Glucagon-like peptide-1 receptor agonists, also known as GLP-1 receptor agonists (GLP-1-RA), incretin mimetics, or GLP-1 analogs, are agonists of the GLP-1 receptor. This class of medications is used for the treatment of type 2 diabetes. One of their advantages over older insulin secretagogues, such as sulfonylureas or meglitinides, is that they have a lower risk of causing hypoglycemia. GLP-1 has a short duration of action, so to overcome this limitation several modifications in either the drugs or the formulations are being developed. The 2022 ADA standards of medical care in diabetes include GLP-1-RA as a first line pharmacological therapy for type 2 diabetes, specifically in patients with atherosclerotic cardiovascular disease or obesity.

Some GLP-1 receptor agonists have been used off-label for obesity.

Health effects
A 2021 meta-analysis found a 12% reduction in all-cause mortality when GLP-1 analogs are used in the treatment of type 2 diabetes, as well as significant improvements in cardiovascular and renal outcomes. A JAMA article meta-analysis in 2018 (covering studies concerning GLP-1 agonists, DPP-4 inhibitors, and SGLT2 inhibitors) showed GLP-1 agonists were associated with lower stroke risk than controls.

Preclinical research has suggested the possibility that the drugs may increase the risk of pancreatitis and pancreatic cancer.

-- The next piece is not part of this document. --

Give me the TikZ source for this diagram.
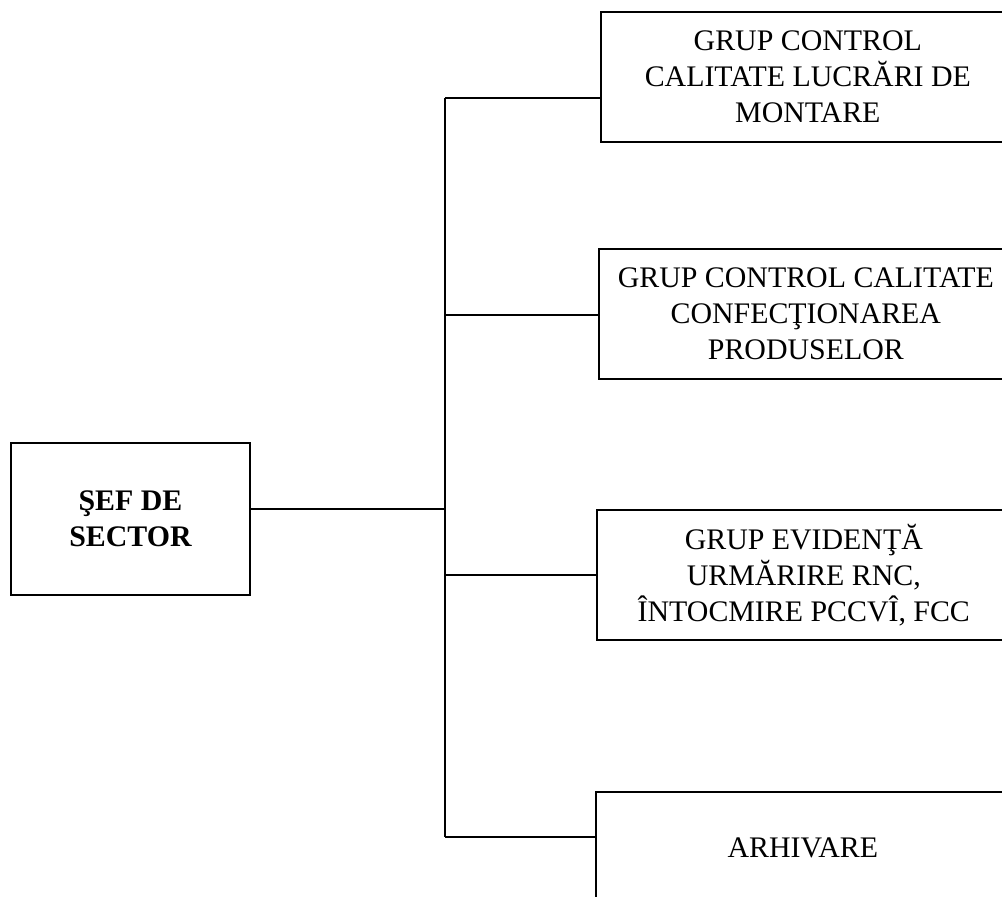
\documentclass[tikz,border=0pt]{standalone}
\usepackage{fontspec}
\setmainfont{Liberation Serif}
\usepackage{tikz}

\begin{document}
\begin{tikzpicture}[x=0.02cm, y=-0.02cm, line width=1pt,
		box/.style={draw, anchor=west, align=center, minimum width=8.28cm, minimum height=2.6cm,
			font=\fontsize{17}{20.5}\selectfont},
		chief/.style={draw, align=center, minimum width=4.78cm, minimum height=3.04cm,
			font=\fontsize{17}{20.5}\selectfont\bfseries}]
		\useasboundingbox (0, 0) rectangle (1002, 897);
		\clip (0, 0) rectangle (1002, 897);

		\node[chief] (sef) at (130.5, 519) {ŞEF DE\\SECTOR};

		\node[box] (montare) at (600, 77) {GRUP CONTROL\\CALITATE LUCRĂRI DE\\MONTARE};
		\node[box] (produse) at (598, 314) {GRUP CONTROL CALITATE\\CONFECŢIONAREA\\PRODUSELOR};
		\node[box] (evidenta) at (596, 575) {GRUP EVIDENŢĂ\\URMĂRIRE RNC,\\ÎNTOCMIRE PCCVÎ, FCC};
		\node[box, minimum height=2.24cm] (arhiva) at (595, 848) {ARHIVARE};

		\coordinate (hub) at (445, 509);
		\coordinate (j1) at (445, 98);
		\coordinate (j2) at (445, 315);
		\coordinate (j3) at (445, 575);
		\coordinate (j4) at (445, 837);

		\draw (hub -| sef.east) -- (hub);
		\draw (j1) -- (j4);

		\draw (j1) -- (j1 -| montare.west);
		\draw (j2) -- (j2 -| produse.west);
		\draw (j3) -- (j3 -| evidenta.west);
		\draw (j4) -- (j4 -| arhiva.west);

	\end{tikzpicture}
\end{document}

Analyses of human trials have not found an increased risk of pancreatitis but are insufficiently powered to rule out an effect on pancreatic cancer.

Studies in rodents have shown GLP1 mediated thyroid c-cell hyperplasia.

Approved
exenatide (brand names Byetta and Bydureon, manufactured by AstraZeneca), approved in 2005/2012
liraglutide (Victoza for diabetes, Saxenda for obesity, manufactured by Novo Nordisk), approved in 2010
albiglutide (Tanzeum, manufactured by GSK), approved in 2014
dulaglutide (Trulicity, manufactured by Eli Lilly), approved in 2014
lixisenatide (Lyxumia in Europe, Adlyxin in the United States, manufactured by Sanofi), approved in 2016
semaglutide (Ozempic and Rybelsus for diabetes, Wegovy for obesity, manufactured by Novo Nordisk), approved in 2017
tirzepatide (Mounjaro, manufactured by Eli Lilly), approved in 2022

Under investigation
taspoglutide, phase III halted Sept 2010
efpeglenatide

Mechanism
These agents work by activating the GLP-1R, rather than inhibiting the breakdown of GLP-1 as do DPP-4 inhibitors, and are generally considered more potent.